What is asked |
Reproduce nothing but the lines from the start of the material through the line that includes "blocks = [0, 1, 2, 3, 4, 5]", both ends included, and omit every picture.

Dataset excerpt |

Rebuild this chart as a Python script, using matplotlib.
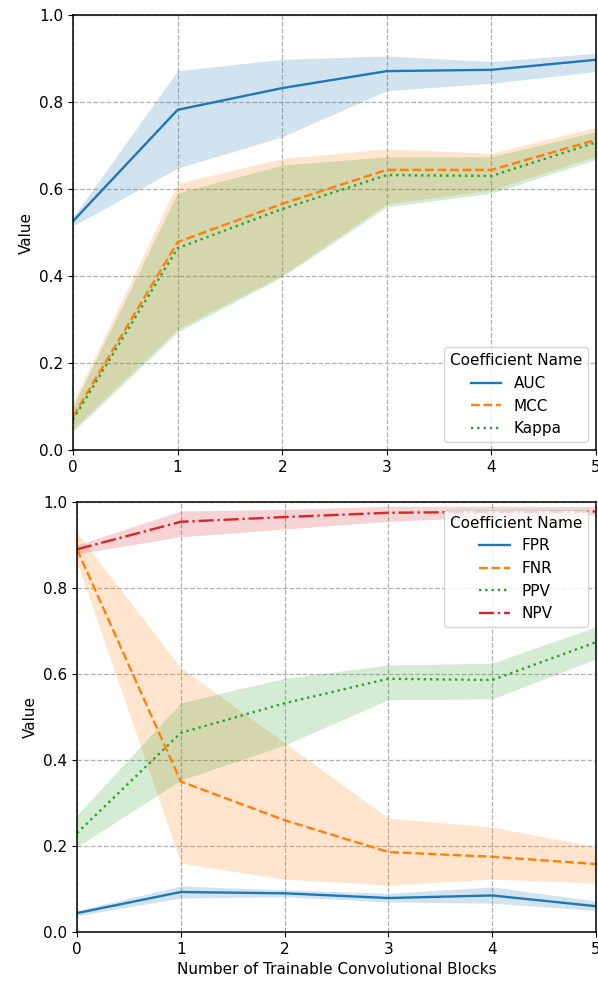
import matplotlib
matplotlib.use("Agg")
import matplotlib.pyplot as plt
import numpy as np

blocks = [0, 1, 2, 3, 4, 5]

# top panel: mean, lower, upper
auc = [0.526, 0.782, 0.832, 0.871, 0.874, 0.897]
auc_lo = [0.515, 0.648, 0.720, 0.826, 0.843, 0.870]
auc_hi = [0.535, 0.872, 0.898, 0.906, 0.893, 0.912]

mcc = [0.077, 0.478, 0.566, 0.644, 0.644, 0.713]
mcc_lo = [0.048, 0.278, 0.402, 0.566, 0.598, 0.675]
mcc_hi = [0.110, 0.613, 0.670, 0.692, 0.682, 0.742]

kappa = [0.070, 0.464, 0.554, 0.632, 0.630, 0.707]
kappa_lo = [0.042, 0.271, 0.398, 0.559, 0.590, 0.668]
kappa_hi = [0.100, 0.591, 0.655, 0.674, 0.674, 0.732]

# bottom panel
fpr = [0.044, 0.093, 0.090, 0.079, 0.085, 0.060]
fpr_lo = [0.038, 0.079, 0.082, 0.070, 0.067, 0.050]
fpr_hi = [0.050, 0.107, 0.098, 0.090, 0.105, 0.072]

fnr = [0.890, 0.350, 0.260, 0.186, 0.175, 0.158]
fnr_lo = [0.860, 0.160, 0.123, 0.109, 0.123, 0.114]
fnr_hi = [0.928, 0.615, 0.440, 0.265, 0.244, 0.198]

ppv = [0.230, 0.463, 0.532, 0.589, 0.586, 0.674]
ppv_lo = [0.198, 0.353, 0.435, 0.540, 0.542, 0.635]
ppv_hi = [0.272, 0.533, 0.590, 0.621, 0.625, 0.710]

npv = [0.890, 0.954, 0.965, 0.975, 0.977, 0.978]
npv_lo = [0.880, 0.919, 0.937, 0.955, 0.965, 0.970]
npv_hi = [0.900, 0.979, 0.983, 0.990, 0.990, 0.990]

top_series = [("AUC", auc, auc_lo, auc_hi, "-"),
              ("MCC", mcc, mcc_lo, mcc_hi, "--"),
              ("Kappa", kappa, kappa_lo, kappa_hi, ":")]
bot_series = [("FPR", fpr, fpr_lo, fpr_hi, "-"),
              ("FNR", fnr, fnr_lo, fnr_hi, "--"),
              ("PPV", ppv, ppv_lo, ppv_hi, ":"),
              ("NPV", npv, npv_lo, npv_hi, "-.")]

colors = ["#1f77b4", "#ff7f0e", "#2ca02c", "#d62728"]

plt.rcParams["font.size"] = 11

fig = plt.figure(figsize=(5.98, 9.81), dpi=100)
ax_top = fig.add_axes([73 / 598, 1 - 450 / 981, 523 / 598, 435 / 981])
ax_bot = fig.add_axes([77 / 598, 1 - 932 / 981, 519 / 598, 430 / 981])


def draw(ax, series):
    for i, (name, mean, lo, hi, ls) in enumerate(series):
        c = colors[i]
        ax.fill_between(blocks, lo, hi, color=c, alpha=0.2, linewidth=0)
        ax.plot(blocks, mean, color=c, linestyle=ls, linewidth=1.7, label=name)
    ax.set_xlim(0, 5)
    ax.set_ylim(0, 1)
    ax.set_ylabel("Value")
    ax.grid(True, linestyle="--", color="#b0b0b0", linewidth=0.9)
    ax.set_axisbelow(True)
    for sp in ax.spines.values():
        sp.set_linewidth(1.1)


draw(ax_top, top_series)
ax_top.legend(title="Coefficient Name", loc="lower right")

draw(ax_bot, bot_series)
ax_bot.legend(title="Coefficient Name", loc="upper right")
ax_bot.set_xlabel("Number of Trainable Convolutional Blocks")

fig.savefig("out.png", dpi=100)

Exercise output |
Rebuild this chart as a Python script, using matplotlib.
import matplotlib
matplotlib.use("Agg")
import matplotlib.pyplot as plt
import numpy as np

blocks = [0, 1, 2, 3, 4, 5]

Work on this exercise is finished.